According to Eurostat, in the second half of 2021, average household electricity prices in the European Union increased sharply compared with the same period of 2020 (€21.3 per 100 kWh), standing at €23.7 per 100 kWh.

The third biggest increase in household electricity bills was recorded in Cyprus, with prices increasing 36%.

Average gas prices in the EU also increased compared with the same period of 2020 (€7.0 per 100 kWh) to €7.8 per 100 kWh in the second half of 2021.

More recently, wholesale prices for electricity and gas have increased substantially across the EU.

Energy and supply costs, caused by several economic factors, mainly drove the increase.

Taxes and levies accounted for 36% of the electricity bills charged to households in the EU.

For gas bills, the corresponding share was 30%. There were no significant changes in this price component compared with a year ago.
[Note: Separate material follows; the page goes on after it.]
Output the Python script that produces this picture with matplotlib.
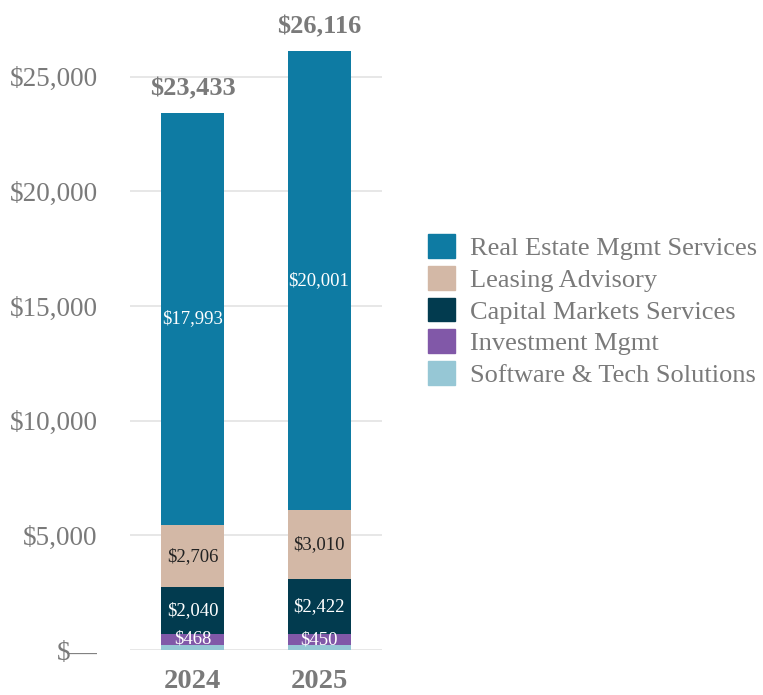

The largest increase in household electricity prices in the EU was registered in Estonia (50%), ahead of Sweden (49%) and Cyprus (36%).

The only decreases were observed in Slovakia (6%) and Hungary (0.1%).

Average household electricity prices in the second half of 2021 were lowest in Hungary (€10.0 per 100 kWh), Bulgaria (€10.9) and Croatia (€13.1) and highest in Denmark (€34.5), Germany (€32.3), Belgium (€29.9) and Ireland (€29.7).

Gas prices also increased between the second half of 2020 and 2021 in 20 of the 24 EU Member States. (Cyprus is not included in the data as there is no natural gas provision for households).

The largest increases in household gas prices were observed in Bulgaria (103%), followed by Greece (96%) and Estonia (83%).

The only decreases in price were recorded in Slovakia (12%), Czechia (5%) and Portugal (1%).

Average household gas prices in the second half of 2021 were lowest in Hungary (€3.1 per 100 kWh), Croatia (€4.0) and Lithuania (€4.1) and highest in Sweden (€18.6), Denmark (€12.5), the Netherlands (€11.0) and Spain (€10.8).